## What needs to be done
Everything from the first line of the data below through the line that contains "markersize=6, zorder=3)" should be written out exactly, please, and nothing more; the pictures stay out.

'''

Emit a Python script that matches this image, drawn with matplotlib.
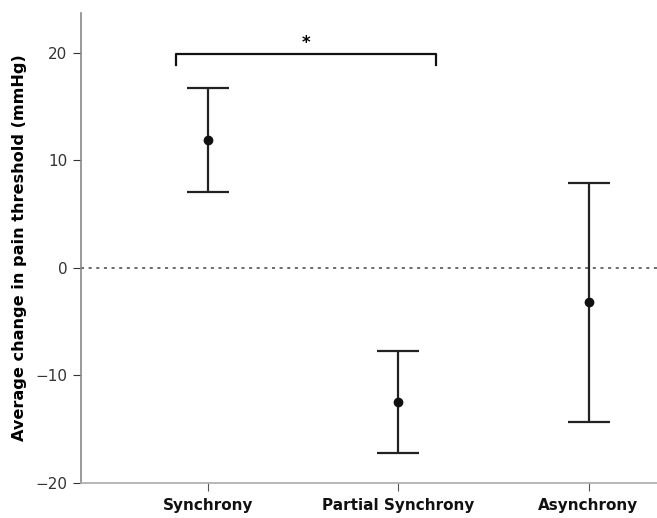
import matplotlib
matplotlib.use("Agg")
import matplotlib.pyplot as plt

# Data
conditions = ['Synchrony', 'Partial Synchrony', 'Asynchrony']
means = [11.9, -12.5, -3.2]
ci_low = [7.1, -17.2, -14.3]
ci_high = [16.7, -7.7, 7.9]

x = list(range(len(conditions)))
err_low = [m - lo for m, lo in zip(means, ci_low)]
err_high = [hi - m for m, hi in zip(means, ci_high)]

fig = plt.figure(figsize=(6.57, 5.18), dpi=100)
ax = fig.add_axes([0.123, 0.0676, 0.877, 0.907])

# reference line at zero
ax.axhline(0, color='#444444', linestyle=(0, (2, 3)), linewidth=1.1, zorder=1)

ax.errorbar(x, means, yerr=[err_low, err_high], fmt='o', color='#111111',
            ecolor='#222222', elinewidth=1.6, capsize=15, capthick=1.6,
            markersize=6, zorder=3)

# significance bracket between Synchrony and Partial Synchrony
bx0, bx1, by, bdrop = -0.17, 1.2, 19.9, 1.0
ax.plot([bx0, bx0, bx1, bx1], [by - bdrop, by, by, by - bdrop],
        color='#111111', linewidth=1.6, solid_joinstyle='round')
ax.text((bx0 + bx1) / 2, by + 0.2, '*', ha='center', va='bottom',
        fontsize=12, fontweight='bold')

ax.set_xlim(-0.67, 2.36)
ax.set_ylim(-20, 23.7)
ax.set_yticks([-20, -10, 0, 10, 20])
ax.set_xticks(x)
ax.set_xticklabels(conditions, fontsize=11, fontweight='bold')
ax.tick_params(axis='y', labelsize=11, colors='#333333', length=6)
ax.tick_params(axis='x', length=6, color='#555555', pad=5)
for lbl in ax.get_xticklabels():
    lbl.set_color('#111111')

ax.set_ylabel('Average change in pain threshold (mmHg)', fontsize=11.6,
              fontweight='bold', labelpad=6)

for side in ['top', 'right']:
    ax.spines[side].set_visible(False)
ax.spines['left'].set_color('#888888')
ax.spines['bottom'].set_color('#aaaaaa')
ax.spines['left'].set_linewidth(1.2)
ax.spines['bottom'].set_linewidth(1.2)

fig.savefig('out.png', dpi=100)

'''

## The completed task
Emit a Python script that matches this image, drawn with matplotlib.
import matplotlib
matplotlib.use("Agg")
import matplotlib.pyplot as plt

# Data
conditions = ['Synchrony', 'Partial Synchrony', 'Asynchrony']
means = [11.9, -12.5, -3.2]
ci_low = [7.1, -17.2, -14.3]
ci_high = [16.7, -7.7, 7.9]

x = list(range(len(conditions)))
err_low = [m - lo for m, lo in zip(means, ci_low)]
err_high = [hi - m for m, hi in zip(means, ci_high)]

fig = plt.figure(figsize=(6.57, 5.18), dpi=100)
ax = fig.add_axes([0.123, 0.0676, 0.877, 0.907])

# reference line at zero
ax.axhline(0, color='#444444', linestyle=(0, (2, 3)), linewidth=1.1, zorder=1)

ax.errorbar(x, means, yerr=[err_low, err_high], fmt='o', color='#111111',
            ecolor='#222222', elinewidth=1.6, capsize=15, capthick=1.6,
            markersize=6, zorder=3)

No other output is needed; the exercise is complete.